Hama al-Basha (The Turkish Bath)
Adorned with marble floors and imported ceramic tiles, the elegant building of Hama al-Bash, operates as a unique museum.  This beautifully preserved Turkish bath was built by El-Jazar in the year 1795 and touring through this museum is very much like a trip back in time to the Turkish Empire of the 18th and 19th centuries.
 
The bathhouse has an entry room that serves as a dressing room, with a marble fountain in the center. A corridor leads from the entry room to a series of hot rooms, the last of which is a hexagonal steam room, with a domed roof supported by four marble columns, with four rooms for individual use, one at each corner.
 
 
The Story of the Last Bath Attendant – A live Performance at Hamam al-Basha
The Al Basha Hammam Theater takes you on a dramatic experience.

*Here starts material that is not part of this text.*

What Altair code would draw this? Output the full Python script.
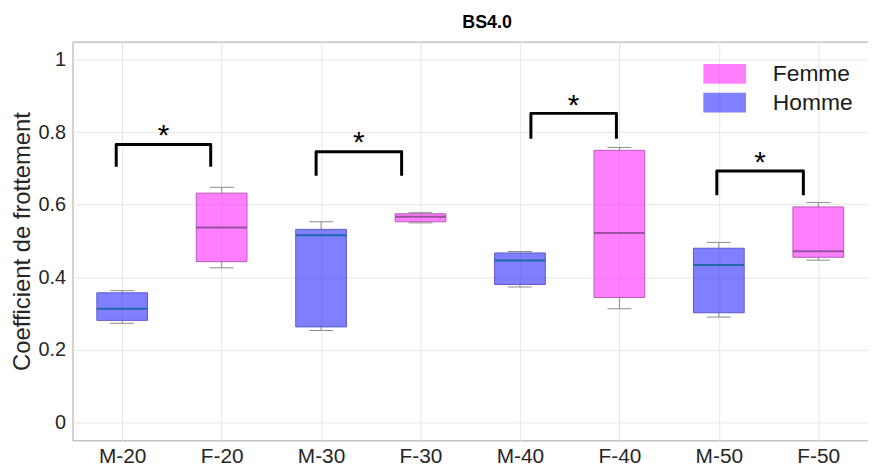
import altair as alt
import pandas as pd

cats = ["M-20", "F-20", "M-30", "F-30", "M-40", "F-40", "M-50", "F-50"]
sexe = ["Homme", "Femme", "Homme", "Femme", "Homme", "Femme", "Homme", "Femme"]
wlo = [0.273, 0.426, 0.253, 0.550, 0.373, 0.313, 0.290, 0.447]
q1 = [0.281, 0.443, 0.263, 0.553, 0.380, 0.344, 0.302, 0.455]
med = [0.313, 0.537, 0.516, 0.567, 0.446, 0.522, 0.434, 0.472]
q3 = [0.357, 0.632, 0.532, 0.575, 0.467, 0.750, 0.480, 0.594]
whi = [0.363, 0.648, 0.553, 0.578, 0.471, 0.758, 0.496, 0.606]

# significance brackets
br_x1 = [0.94, 2.95, 5.11, 6.98]
br_x2 = [1.89, 3.81, 5.97, 7.85]
br_top = [0.766, 0.746, 0.852, 0.693]
br_bot = [0.705, 0.680, 0.782, 0.626]
star_y = [0.808, 0.788, 0.892, 0.733]

pos = list(range(1, len(cats) + 1))
BOX_HALF = 0.255
CAP_HALF = 0.12

df = pd.DataFrame(dict(pos=pos, cat=cats, sexe=sexe, wlo=wlo, q1=q1, med=med, q3=q3, whi=whi))
df["bx1"] = df["pos"] - BOX_HALF
df["bx2"] = df["pos"] + BOX_HALF
df["cx1"] = df["pos"] - CAP_HALF
df["cx2"] = df["pos"] + CAP_HALF

rows = []
for i in range(len(br_x1)):
    pts = [(br_x1[i], br_bot[i]), (br_x1[i], br_top[i]), (br_x2[i], br_top[i]), (br_x2[i], br_bot[i])]
    for o, (x, y) in enumerate(pts):
        rows.append(dict(pair=i, o=o, x=x, y=y))
br_df = pd.DataFrame(rows)
star_df = pd.DataFrame(dict(x=[(a + b) / 2 for a, b in zip(br_x1, br_x2)], y=star_y))

label_expr = "[" + ",".join("'%s'" % c for c in cats) + "][datum.value-1]"

xscale = alt.Scale(domain=[0.5, 8.5], nice=False, zero=False)
yscale = alt.Scale(domain=[-0.05, 1.05], nice=False, zero=False)

xaxis = alt.Axis(values=pos, labelExpr=label_expr, title=None, grid=True, tickSize=0,
                 labelPadding=5, domain=False, labelFontSize=21)
yaxis = alt.Axis(values=[0, 0.2, 0.4, 0.6, 0.8, 1.0], format="~g", title="Coefficient de frottement",
                 grid=True, tickSize=0, labelPadding=7, titlePadding=4, domain=False,
                 labelFontSize=20, titleFontSize=24)

base = alt.Chart(df)

X = lambda f: alt.X(f, type="quantitative", scale=xscale, axis=xaxis)
Y = lambda f: alt.Y(f, type="quantitative", scale=yscale, axis=yaxis)

stroke_cond = alt.condition(alt.datum.sexe == "Femme", alt.value("#b85ab8"), alt.value("#5a5acc"))
med_cond = alt.condition(alt.datum.sexe == "Femme", alt.value("#9a4f9f"), alt.value("#1f6aa8"))

wh_low = base.mark_rule(color="#8c8c8c", strokeWidth=1).encode(x=X("pos"), y=Y("wlo"), y2="q1")
wh_up = base.mark_rule(color="#8c8c8c", strokeWidth=1).encode(x=X("pos"), y=Y("q3"), y2="whi")
cap_low = base.mark_rule(color="#8c8c8c", strokeWidth=1).encode(x=X("cx1"), x2="cx2", y=Y("wlo"))
cap_up = base.mark_rule(color="#8c8c8c", strokeWidth=1).encode(x=X("cx1"), x2="cx2", y=Y("whi"))

boxes = base.mark_rect(fillOpacity=0.5, strokeWidth=1).encode(
    x=X("bx1"), x2="bx2", y=Y("q1"), y2="q3",
    fill=alt.Fill("sexe:N", scale=alt.Scale(domain=["Femme", "Homme"], range=["#ff00ff", "#0000ff"]),
                  legend=alt.Legend(title=None, orient="none", legendX=646, legendY=21,
                                    symbolType="M-2.15,-1H2.15V1H-2.15Z", symbolSize=400,
                                    symbolOpacity=0.5, symbolStrokeWidth=0,
                                    labelFont="Liberation Sans", labelFontSize=23, labelColor="#1a1a1a",
                                    labelOffset=37, rowPadding=5)),
    stroke=stroke_cond,
)
medians = base.mark_rule(strokeWidth=2).encode(x=X("bx1"), x2="bx2", y=Y("med"), color=med_cond)

brackets = alt.Chart(br_df).mark_line(color="black", strokeWidth=3, strokeJoin="round").encode(
    x=X("x"), y=Y("y"), detail="pair:N", order="o:O")
stars = alt.Chart(star_df).mark_text(text="*", fontSize=30, font="Liberation Sans", baseline="middle",
                                     color="black", dy=7).encode(x=X("x"), y=Y("y"))

chart = alt.layer(wh_low, wh_up, cap_low, cap_up, boxes, medians, brackets, stars).properties(
    width=802, height=402,
    title=alt.TitleParams("BS4.0", font="Liberation Sans", fontSize=18, fontWeight="bold",
                          color="black", offset=10, dx=17),
    autosize=alt.AutoSizeParams(type="none"),
    padding={"left": 65, "top": 32, "right": 0, "bottom": 28},
).configure_axis(
    labelFont="Liberation Sans", labelColor="#262626",
    titleFont="Liberation Sans", titleColor="#262626", titleFontWeight="normal",
    gridColor="#e6e6e6", gridWidth=1,
).configure_view(stroke="#a6a6a6", strokeWidth=1)

chart.save("out.html", embed_options={"renderer": "svg", "actions": False})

The lives of a typical family of bath attendants introduce you to the story of Acre from the time the Turkish Baths were built at the end of the 18th century by Jazzar Pasha..
 
History takes on an especially luscious dimension when seen through the eyes of the bath attendant, because the Turkish Baths were much more than a religious purification house. The Baths served as a social center where people met for rest, entertainment and banquets.
 
The Acre Turkish Baths, one of the most beautiful and fascinating sites in the Old City, comes to life through an imaginary play based on a line of bath attendants that tell the history of Acre during the Ottoman Period.